On Windows, measuring wall clock time using the timethis.exe utility, gfortran and especially Intel Fortran are much faster than Julia:

c:\julia>timethis julia avx.jl 
  0.237056 seconds (1 allocation: 16 bytes)
1.713649346570267

TimeThis :  Command Line :  julia avx.jl
TimeThis :    Start Time :  Fri May 07 19:49:43 2021
TimeThis :      End Time :  Fri May 07 19:49:54 2021
TimeThis :  Elapsed Time :  00:00:11.656

c:\julia>gfortran -O2 sum_sin.f90 

c:\julia>timethis a.exe 
   1.7136493465702802     

TimeThis :  Command Line :  a.exe
TimeThis :    Start Time :  Fri May 07 19:49:55 2021
TimeThis :      End Time :  Fri May 07 19:49:59 2021
TimeThis :  Elapsed Time :  00:00:04.187

c:\julia>ifort -nologo -O2 sum_sin.f90 

c:\julia>timethis sum_sin.exe 
   1.71364934656989     

TimeThis :  Command Line :  sum_sin.exe
TimeThis :    Start Time :  Fri May 07 19:49:59 2021
TimeThis :      End Time :  Fri May 07 19:50:01 2021
TimeThis :  Elapsed Time :  00:00:01.281

The sum_sin.f90 code is

module m
implicit none
integer, parameter :: dp = kind(1.0d0)
contains
pure function f(n) result(fsum)
integer, intent(in) :: n
real(kind=dp)       :: fsum
integer             :: i
fsum = 0.0_dp
do i=1,n
   fsum = fsum + sin(real(i,kind=dp))
end do
end function f
end module m
!
program main
use m, only: f
implicit none
print*,f(100000000)
end program main
1 Like

Julia appears to have a large fixed cost for doing calculations and a low variable cost. So running the calculation 10 times with

using LoopVectorization

function f_avx(N)
    s = 0.0
    @avxt for i in 1:N
        s += sin(i)
    end
    return(s)
end

for i in 1:10
   @time r = f_avx(100000000)
   println(r)
end

takes only 13.8 s of wall time. For the corresponding Fortran program gfortran and Intel take 38 s and 11 s. Ideally the Fortran compilers would recognize that a PURE function of a constant argument needs to be computed only once. The Fortran code is

module m
implicit none
integer, parameter :: dp = kind(1.0d0)
contains
pure function f(n) result(fsum)
integer, intent(in) :: n
real(kind=dp)       :: fsum
integer             :: i
fsum = 0.0_dp
do i=1,n
   fsum = fsum + sin(real(i,kind=dp))
end do
end function f
end module m
!
program main
use m, only: f
implicit none
integer :: i
do i=1,10
   print*,f(100000000)
end do
end program main
1 Like

This doesn’t have to do with caching or anything fancy like that. This is just that you are timing compile time and run-time together. To prove this, you can change it to

for i in 1:10
   @time r = f_avx(i*100000000)
   println(r)
end

so purity analysis can’t help you.

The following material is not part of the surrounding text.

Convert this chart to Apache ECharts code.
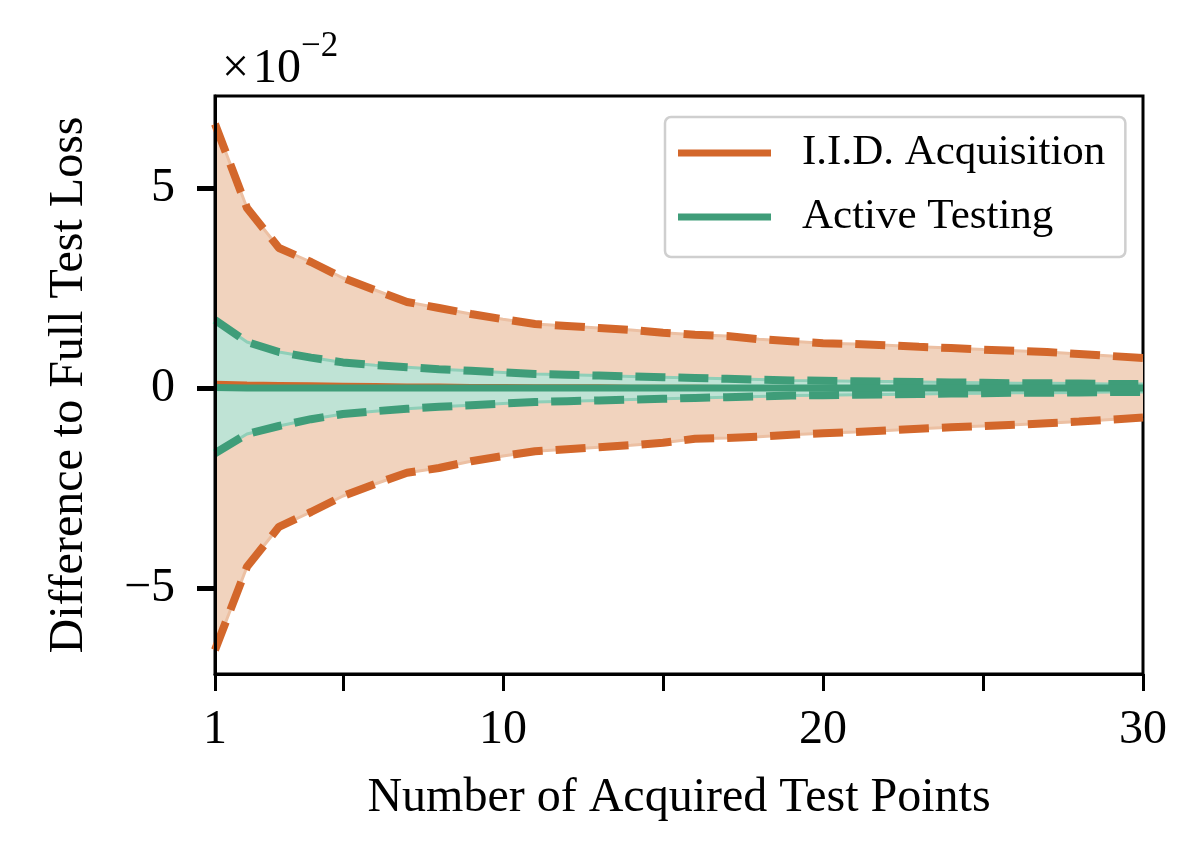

Julia will still be faster in this case because it’s a faster program.

2 Likes

Julia has very fast trig functions. Removing the sin calculation and just computing the sum of integers

using LoopVectorization

function g_avx(N)
    s = 0.0
    @avxt for i in 1:N
        s += Float64(i)
    end
    return(s)
end

for i in 1:100
   @time r = g_avx(100000000)
   println(r)
end

the time per loop is 0.025 s with output such as

  0.025127 seconds
5.00000005e15

For Intel Fortran -O2 the wall time for the same calculation is 2.5 s, which is the same time per loop. The program is

module m
implicit none
integer, parameter :: dp = kind(1.0d0)
contains
pure function g(n) result(fsum)
integer, intent(in) :: n
real(kind=dp)       :: fsum
integer             :: i
fsum = 0.0_dp
do i=1,n
   fsum = fsum + real(i,kind=dp)
end do
end function g
end module m
!
program main
use m, only: g
implicit none
integer :: i
do i=1,100
   print*,g(100000000)
end do
end program main

Welcome @Mason and @oscardssmith!

4 Likes

@certik over the years, I have realized that a design philosophy of Fortran is to keep hardware-specific optimizations and directives away from the core language syntax and only provide hints to the compiler for optimizations. This has been likely one of the main reasons behind code longevity and backward compatibility in Fortran. From this perspective, does it even make sense to introduce a hardware-specific macro/keyword in the code as is done in the Julia script here? What happens to all @avx macros if a new technology dominates the market next year? I am not a professional in Julia, so I am asking those who are to shed light on this matter.

2 Likes

The @avx macro is from the LoopVectorization.jl package, not from the base language. The beauty of julia is that this sort of thing doesn’t necessarily need to be baked in.

That said, thanks to LLVM, I’m pretty sure that @avx already works on non-x86 hardware such as Apple’s M1 (though I guess the name @avx is a bit of a misnomer at that point because the instructions aren’t AVX instructions).

4 Likes